A non-invasive, portable electrical device tested at the Hermelin Brain Tumor Center at Henry Ford Hospital along with other major medical centres around the USA, has been found to lengthen the lives of some patients suffering from glioblastoma, the most common and deadliest form of brain cancer.
The device proved to be so successful in early testing that an independent monitoring committee recommended cutting short the latest phase of its clinical trials and allowing all test patients to be treated with it.
“This is not a cure,” says Tobias Walbert, a neuro-oncologist and researcher in the department of neurosurgery at Henry Ford Hospital. “But these early results have been so impressive that we might be looking at a game-changer in the treatment of glioblastoma.”
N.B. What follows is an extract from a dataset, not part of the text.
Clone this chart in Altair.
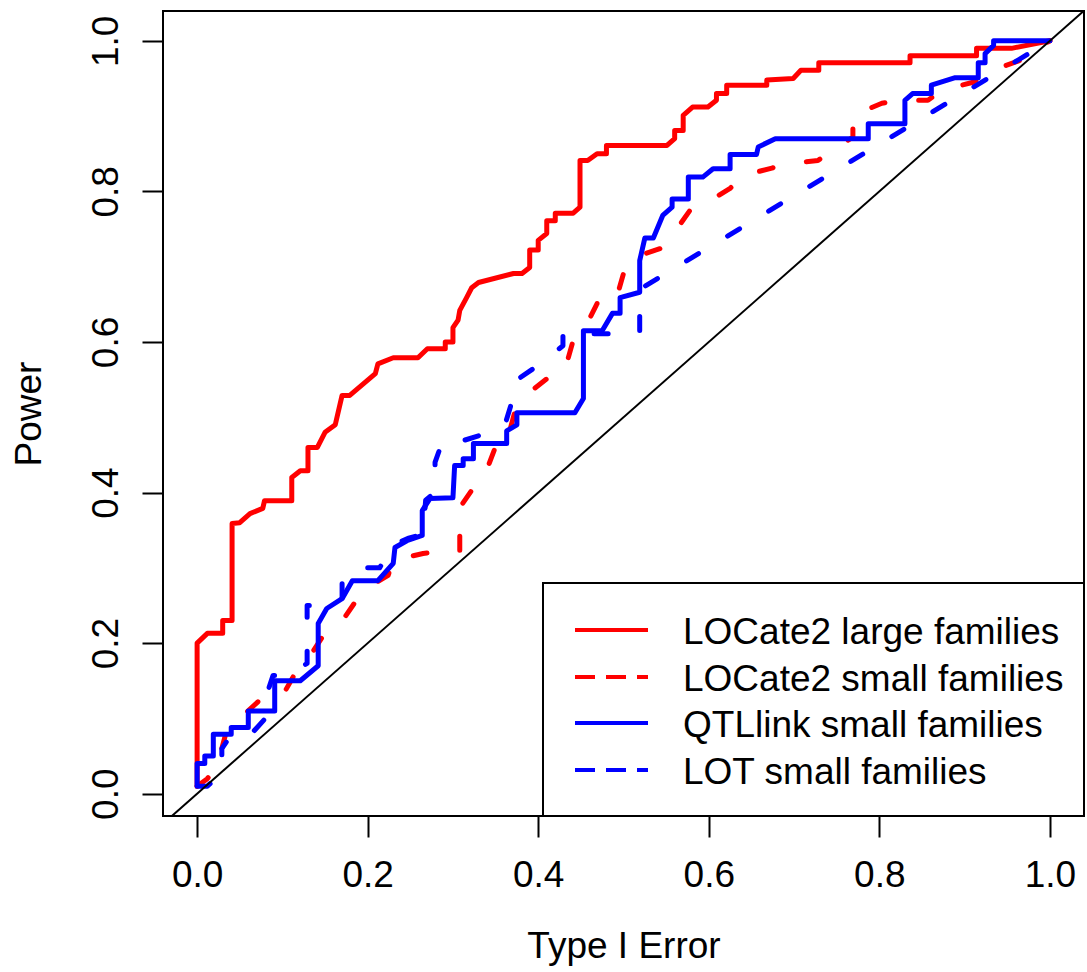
import altair as alt
import pandas as pd

# ---------------- data ----------------
series_names = ["LOCate2 large families", "LOCate2 small families",
                "QTLlink small families", "LOT small families"]
series_colors = ["#FF0000", "#FF0000", "#0000FF", "#0000FF"]
series_dashed = [False, True, False, True]
x_ticks = [0.0, 0.2, 0.4, 0.6, 0.8, 1.0]
y_ticks = [0.0, 0.2, 0.4, 0.6, 0.8, 1.0]

locate2_large = [
    (0, 0.01), (0, 0.2), (0.012, 0.213), (0.03, 0.213), (0.03, 0.23), (0.041, 0.23),
    (0.041, 0.359), (0.05, 0.36), (0.062, 0.372), (0.077, 0.379), (0.079, 0.389),
    (0.111, 0.389), (0.111, 0.42), (0.121, 0.429), (0.130, 0.429), (0.130, 0.46),
    (0.141, 0.46), (0.150, 0.48), (0.162, 0.49), (0.170, 0.529), (0.179, 0.529),
    (0.209, 0.558), (0.212, 0.571), (0.23, 0.579), (0.259, 0.579), (0.27, 0.591),
    (0.291, 0.591), (0.291, 0.6), (0.3, 0.6), (0.3, 0.619), (0.306, 0.629),
    (0.308, 0.642), (0.316, 0.659), (0.322, 0.672), (0.33, 0.679), (0.371, 0.691),
    (0.381, 0.691), (0.39, 0.699), (0.39, 0.722), (0.4, 0.722), (0.4, 0.735),
    (0.41, 0.744), (0.41, 0.761), (0.42, 0.761), (0.42, 0.771), (0.441, 0.771),
    (0.449, 0.779), (0.449, 0.841), (0.458, 0.841), (0.469, 0.85), (0.48, 0.85),
    (0.48, 0.861), (0.551, 0.861), (0.56, 0.87), (0.56, 0.881), (0.57, 0.881),
    (0.57, 0.901), (0.581, 0.912), (0.599, 0.912), (0.609, 0.921), (0.609, 0.93),
    (0.621, 0.93), (0.621, 0.941), (0.668, 0.941), (0.668, 0.948), (0.699, 0.95),
    (0.708, 0.961), (0.729, 0.961), (0.729, 0.971), (0.836, 0.971), (0.836, 0.98),
    (0.914, 0.98), (0.914, 0.99), (0.955, 0.99), (1.0, 1.0),
]

locate2_small = [
    (0, 0.01), (0.012, 0.02), (0.029, 0.044), (0.029, 0.06), (0.036, 0.09),
    (0.05, 0.10), (0.077, 0.128), (0.1, 0.13), (0.115, 0.16), (0.129, 0.177),
    (0.148, 0.21), (0.168, 0.226), (0.185, 0.254), (0.197, 0.272), (0.224, 0.29),
    (0.23, 0.31), (0.265, 0.319), (0.287, 0.322), (0.308, 0.322), (0.308, 0.38),
    (0.322, 0.403), (0.338, 0.425), (0.349, 0.458), (0.361, 0.458), (0.373, 0.509),
    (0.385, 0.529), (0.41, 0.551), (0.431, 0.562), (0.44, 0.598), (0.453, 0.615),
    (0.469, 0.651), (0.49, 0.651), (0.5, 0.691), (0.511, 0.712), (0.543, 0.724),
    (0.557, 0.741), (0.578, 0.775), (0.596, 0.784), (0.625, 0.804), (0.64, 0.821),
    (0.674, 0.831), (0.693, 0.837), (0.728, 0.841), (0.744, 0.854), (0.769, 0.872),
    (0.769, 0.901), (0.803, 0.917), (0.822, 0.921), (0.857, 0.921), (0.873, 0.934),
    (0.91, 0.945), (0.93, 0.96), (0.965, 0.974), (0.985, 0.99), (1.0, 1.0),
]

qtllink_small = [
    (0, 0.012), (0, 0.04), (0.009, 0.04), (0.009, 0.05), (0.019, 0.05), (0.019, 0.079),
    (0.04, 0.079), (0.04, 0.088), (0.06, 0.088), (0.06, 0.11), (0.091, 0.11),
    (0.091, 0.15), (0.121, 0.15), (0.142, 0.17), (0.142, 0.226), (0.152, 0.246),
    (0.17, 0.259), (0.182, 0.283), (0.212, 0.283), (0.23, 0.306), (0.232, 0.327),
    (0.246, 0.336), (0.264, 0.343), (0.264, 0.376), (0.273, 0.392), (0.3, 0.393),
    (0.302, 0.436), (0.312, 0.436), (0.312, 0.445), (0.324, 0.445), (0.324, 0.465),
    (0.363, 0.465), (0.363, 0.482), (0.375, 0.49), (0.375, 0.506), (0.443, 0.506),
    (0.453, 0.525), (0.453, 0.615), (0.475, 0.615), (0.487, 0.638), (0.496, 0.638),
    (0.496, 0.659), (0.519, 0.666), (0.519, 0.708), (0.525, 0.738), (0.535, 0.738),
    (0.546, 0.768), (0.557, 0.779), (0.557, 0.79), (0.576, 0.79), (0.576, 0.819),
    (0.593, 0.819), (0.605, 0.83), (0.625, 0.83), (0.625, 0.849), (0.656, 0.849),
    (0.658, 0.859), (0.678, 0.87), (0.787, 0.87), (0.787, 0.89), (0.83, 0.89),
    (0.83, 0.921), (0.839, 0.93), (0.861, 0.93), (0.861, 0.941), (0.889, 0.951),
    (0.916, 0.951), (0.916, 0.971), (0.924, 0.971), (0.924, 0.983), (0.934, 0.994),
    (0.934, 1.0), (1.0, 1.0),
]

lot_small = [
    (0, 0.01), (0.012, 0.01), (0.029, 0.028), (0.029, 0.06), (0.041, 0.08),
    (0.064, 0.08), (0.08, 0.1), (0.08, 0.126), (0.089, 0.157), (0.105, 0.157),
    (0.129, 0.173), (0.129, 0.25), (0.141, 0.25), (0.17, 0.26), (0.17, 0.286),
    (0.191, 0.3), (0.214, 0.3), (0.23, 0.33), (0.247, 0.339), (0.265, 0.345),
    (0.268, 0.39), (0.279, 0.4), (0.279, 0.44), (0.288, 0.469), (0.312, 0.469),
    (0.343, 0.48), (0.361, 0.49), (0.369, 0.52), (0.369, 0.545), (0.396, 0.566),
    (0.41, 0.578), (0.429, 0.595), (0.429, 0.611), (0.496, 0.611), (0.519, 0.612),
    (0.519, 0.67), (1.0, 1.0),
]

series_points = [locate2_large, locate2_small, qtllink_small, lot_small]
diagonal = [(-0.0296, -0.0296), (1.0396, 1.0396)]

# ---------------- layout ----------------
W, H = 921, 805
FONT = "Liberation Sans"
FS = 37

xscale = alt.Scale(domain=[-0.04, 1.04], nice=False, zero=False)
yscale = alt.Scale(domain=[-0.0296, 1.0396], nice=False, zero=False)

x_axis = alt.Axis(values=x_ticks, format=".1f", title="Type I Error", grid=False,
                  domain=False, tickSize=21, tickWidth=2, tickColor="black",
                  labelFont=FONT, labelFontSize=FS, labelColor="black",
                  labelPadding=20, labelFlush=False, labelOverlap=False,
                  titleFont=FONT, titleFontSize=FS, titleFontWeight="normal",
                  titleColor="black", titleX=W / 2, titleY=141,
                  titleAlign="center", titleBaseline="alphabetic")
y_axis = alt.Axis(values=y_ticks, format=".1f", title="Power", grid=False,
                  domain=False, tickSize=21, tickWidth=2, tickColor="black",
                  labelFont=FONT, labelFontSize=FS, labelColor="black",
                  labelAngle=270, labelAlign="center", labelBaseline="alphabetic",
                  labelPadding=25, labelFlush=False, labelOverlap=False,
                  titleFont=FONT, titleFontSize=FS, titleFontWeight="normal",
                  titleColor="black", titleAngle=270, titleX=-123, titleY=H / 2,
                  titleAlign="center", titleBaseline="alphabetic")


def to_df(pts):
    return pd.DataFrame({"x": [p[0] for p in pts], "y": [p[1] for p in pts],
                         "i": list(range(len(pts)))})


def xy(df, mark):
    return alt.Chart(df).mark_line(**mark).encode(
        x=alt.X("x:Q", scale=xscale, axis=x_axis),
        y=alt.Y("y:Q", scale=yscale, axis=y_axis),
        order=alt.Order("i:Q"),
    )


layers = []
for k, pts in enumerate(series_points):
    mk = dict(color=series_colors[k], strokeWidth=5, strokeCap="round",
              strokeJoin="round", clip=True)
    if series_dashed[k]:
        mk["strokeDash"] = [14, 34]
    layers.append(xy(to_df(pts), mk))

layers.append(xy(to_df(diagonal), dict(color="black", strokeWidth=2)))

# legend box (R style)
one = pd.DataFrame({"a": [0]})
layers.append(
    alt.Chart(one).mark_rect(fill="white", stroke="black", strokeWidth=2).encode(
        x=alt.value(380), x2=alt.value(W), y=alt.value(572), y2=alt.value(H)
    )
)
row_y = [619, 666, 712, 759]
for k, name in enumerate(series_names):
    mk = dict(color=series_colors[k], strokeWidth=4, strokeCap="butt")
    if series_dashed[k]:
        mk["strokeDash"] = [20, 11]
    layers.append(
        alt.Chart(one).mark_rule(**mk).encode(
            x=alt.value(412), x2=alt.value(485), y=alt.value(row_y[k])
        )
    )
    layers.append(
        alt.Chart(one).mark_text(text=name, font=FONT, fontSize=FS, color="black",
                                 align="left", baseline="alphabetic").encode(
            x=alt.value(520), y=alt.value(row_y[k] + 14)
        )
    )

chart = alt.layer(*layers).properties(
    width=W, height=H,
    autosize=alt.AutoSizeParams(type="none"),
    padding={"left": 163, "top": 11, "right": 3, "bottom": 156},
    background="white",
).configure_view(stroke="black", strokeWidth=2)

chart.save("out.html", embed_options={"renderer": "svg", "actions": False})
The electrical device, designed to be worn at least 20 hours a day to be effective, weighs about six pounds (2.72kg), is powered by rechargeable batteries and is carried by the patient in a small backpack. It received US Food and Drug Administration (FDA) approval in 2011 only to treat patients with recurring glioblastoma, not first-time cases.
The manufacturer, Novocure, is currently seeking FDA approval to use the device on all glioblastoma patients. Marketed under the brand name Optune, the equipment creates low-intensity alternating electric fields, referred to as tumour treating fields, and delivers them through wires attached to the patient’s shaved scalp by four adhesive transducer pads that target the brain tumour. Individual placement of the transducers is determined by MRI scan. The clinical trials showed that the tumour treating fields reversed the tumour’s growth and killed cancer cells by disrupting mitosis, the process by which cells divide and replicate.
Research results were presented by the study’s leader Roger Stupp, chairman of the oncology department at Switzerland’s University of Zurich, at the annual meeting of the Society for Neuro-Oncology in Miami, USA. Data collected from the first 315 of around 700 patients included in the international clinical trials showed:
- Patients treated with both tumour treating fields and temozolomide chemotherapy showed a “significant increase” in progression-free survival compared to those treated with chemotherapy alone – a median of 7.1 months compared to 4 months;
- Those treated with both tumour treating fields and temozolomide also showed a “significant increase” in overall survival compared to temozolomide alone – a median 19.6 months compared the 16.6 months.
- 43% of patients treated with both tumour treating fields and temozolomide chemotherapy were still alive after 2 years compared to 29% treated with the chemotherapy alone.
The only side effect reported by the researchers was irritation of the scalp where the transducers were attached. “These results are spectacular, a lot better and much more convincing than we ever would have dreamt of,” says Stupp.